Aside from NATO member nations like Britain, Poland and Italy, Israel, India and Australia have staked their future on the US-led war on terror and are willing to commit their forces to winning the war. Yet in the case of India and Israel, rather than supporting them as allies, the US is pushing both to appease their enemies – the Pakistanis and the Palestinians – that themselves represent key links in the global jihad chain.
In Israel's case, stemming from the US refusal to see Israel as a principal or even secondary ally in the war, the Israeli government is now pursuing a policy of appeasement not only antithetical to what America expects of its European allies, but also counterproductive to the entire war.
An Israeli retreat from Gaza, as the depth of the jihadi network operating in the area becomes more apparent each day, would be disastrous for the US position in the war. It would strengthen the terrorists in Iraq and embolden the Saudis, Egyptians, Syrians and Iranians to continue to defy American demands that they cease their support for terror and their WMD programs.
For President Bush, an embrace of Israel and India would involve the high price of confronting not only America's erstwhile European allies, but also powerful forces within his own administration and party, particularly Secretary of State Colin Powell and former secretary of state James Baker. And yet as he moves into the presidential election, he needs a clear message to voters that will convince them of the need to place national security at the top of their priorities at the ballot box.
The fact of the matter is that the US now leads the global war against a network of Arab and Muslim states and terror groups that together work to destroy the global system led by the US. While the invasion of Iraq took place a year ago, the war itself is only in its opening stages. As the Spanish voters showed last week, much of the world which the US defends still prefers to blame the war on its defender rather than join the fight against its enemies.

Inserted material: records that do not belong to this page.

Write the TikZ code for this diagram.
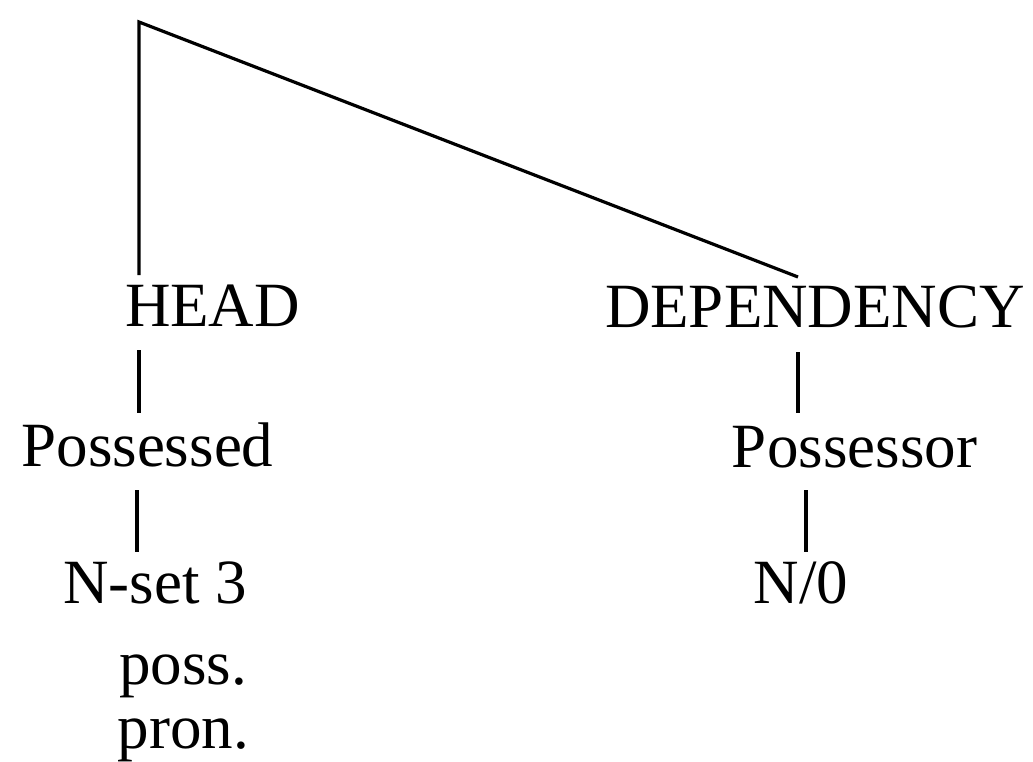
\documentclass[tikz,border=0pt]{standalone}
\usepackage{fontspec}
\setmainfont{Liberation Serif}
\begin{document}
\begin{tikzpicture}[x=1pt,y=-1pt,
  lbl/.style={inner sep=0pt,anchor=base,font=\fontsize{63}{70}\selectfont},
  edge/.style={line width=3.2pt,line cap=butt,line join=miter}]
\useasboundingbox (0,0) rectangle (1033,762);
\node[lbl] (head) at (212.5,326) {HEAD};
\node[lbl] (dep) at (815,327) {DEPENDENCY};
\node[lbl] (possd) at (147.5,466) {Possessed};
\node[lbl] (possr) at (854.5,467) {Possessor};
\node[lbl] (nset) at (155,603) {N-set 3};
\node[lbl] (poss) at (183,684) {poss.};
\node[lbl] (pron) at (183.5,748) {pron.};
\node[lbl] (n0) at (801,603) {N/0};
\coordinate (top) at (139,22);
\coordinate (headtop) at (139,275);
\coordinate (deptop) at (798,277);
\coordinate (h1) at (139,350);
\coordinate (h2) at (139,413);
\coordinate (h3) at (137,490);
\coordinate (h4) at (137,552);
\coordinate (d1) at (798,352);
\coordinate (d2) at (798,413);
\coordinate (d3) at (806,490);
\coordinate (d4) at (806,552);
\draw[edge] (headtop) -- (top) -- (deptop);
\draw[edge] (h1) -- (h2);
\draw[edge] (h3) -- (h4);
\draw[edge] (d1) -- (d2);
\draw[edge] (d3) -- (d4);
\end{tikzpicture}
\end{document}
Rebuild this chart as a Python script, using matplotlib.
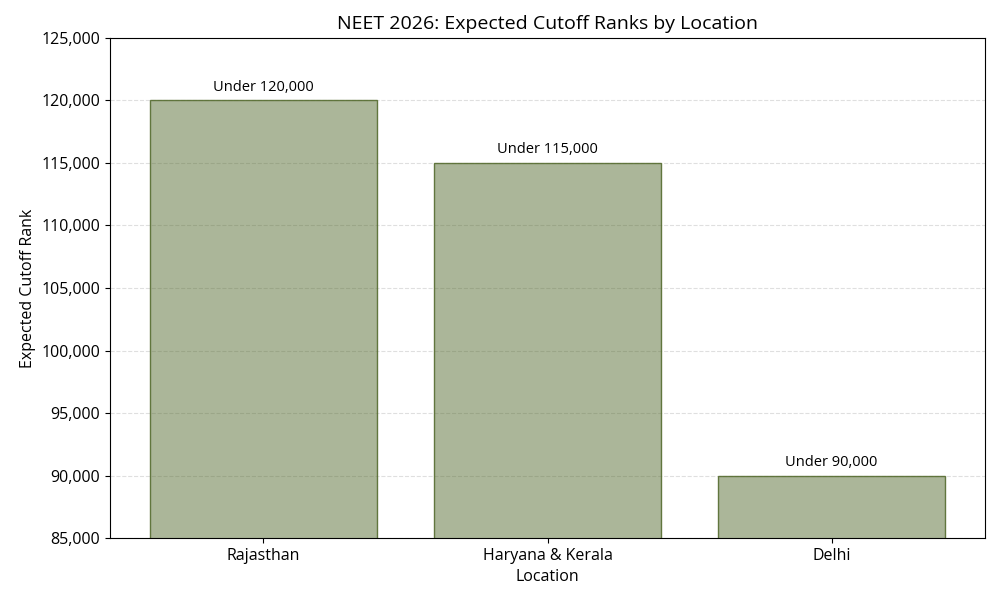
import matplotlib
matplotlib.use('Agg')
import matplotlib.pyplot as plt
from matplotlib.ticker import FuncFormatter

plt.rcParams['font.family'] = ['Open Sans', 'DejaVu Sans']

locations = ['Rajasthan', 'Haryana & Kerala', 'Delhi']
cutoff_ranks = [120000, 115000, 90000]
bar_labels = ['Under 120,000', 'Under 115,000', 'Under 90,000']

olive = (85/255, 107/255, 47/255)
fig, ax = plt.subplots(figsize=(10, 6), dpi=100)
bars = ax.bar(locations, cutoff_ranks, width=0.8, color=olive + (0.49,),
              edgecolor=olive + (0.9,), linewidth=1)

for b, lab in zip(bars, bar_labels):
    ax.annotate(lab, (b.get_x() + b.get_width() / 2, b.get_height()),
                xytext=(0, 4), textcoords='offset points',
                ha='center', va='bottom', fontsize=10.5)

ax.set_ylim(85000, 125000)
ax.yaxis.set_major_formatter(FuncFormatter(lambda v, p: f'{int(v):,}'))
ax.set_axisbelow(True)
ax.grid(axis='y', linestyle='--', alpha=0.4)
ax.tick_params(labelsize=11.5)
ax.set_title('NEET 2026: Expected Cutoff Ranks by Location', fontsize=14)
ax.set_xlabel('Location', fontsize=11.5)
ax.set_ylabel('Expected Cutoff Rank', fontsize=11.5)

plt.subplots_adjust(left=0.11, right=0.985, top=0.937, bottom=0.103)
plt.savefig('out.png')
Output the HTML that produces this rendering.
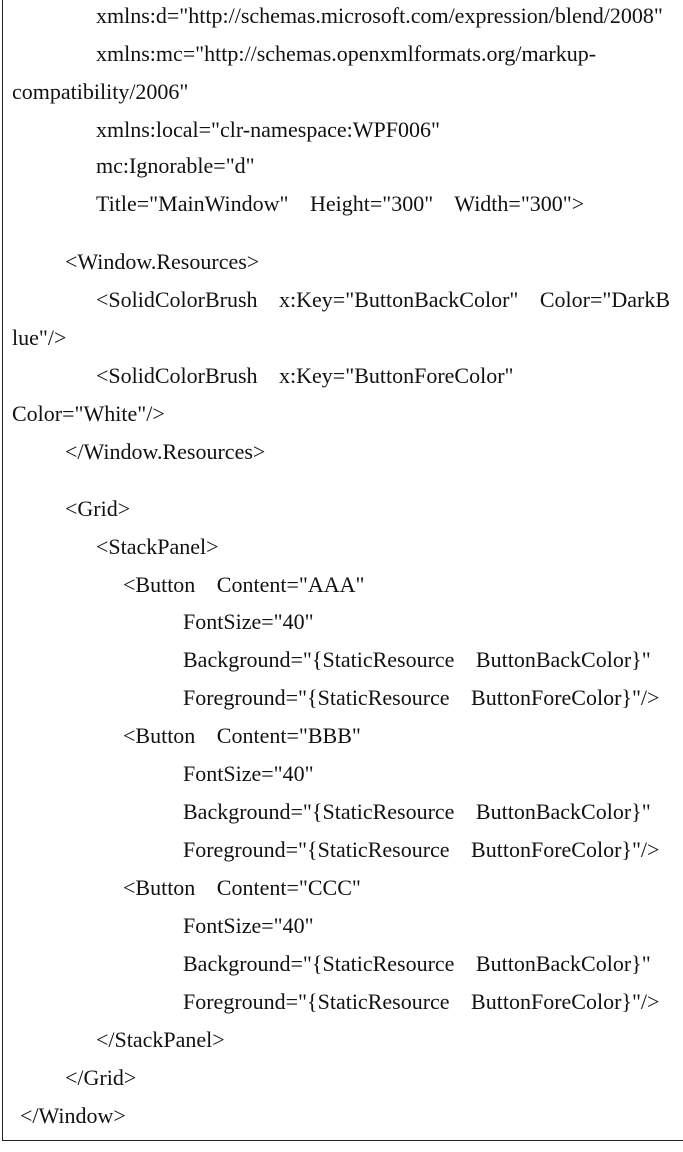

The feelings of trepidation and expectation brought on by the US-led invasion of Iraq endure today. The advantages gained from the overthrow of the Ba'athist regime are significant and must be built upon. The obstacles to victory have also been clarified. These include both the withering of America's Cold War alliances and the strength of the global jihad network throughout the Arab and Muslim world.
As the intelligence on the scope of the nuclear programs in the hands of the Iranians and North Koreans becomes clearer, and as the increasing audacity of the jihadis as a result of the Spanish elections shows, the imperative of continuing t
he fight couldn't be greater.
Given the limitations on the size of the US military, it is clear that America cannot win this war alone. It needs allies willing to fight with it. Luckily, it has such allies. But to embrace its allies, the US must take the step it has yet to take. Bush must explain to the American people who their enemies and friends really are, why new alliances must be forged as old ones are discarded, and why new campaigns must be launched and further sacrifices made.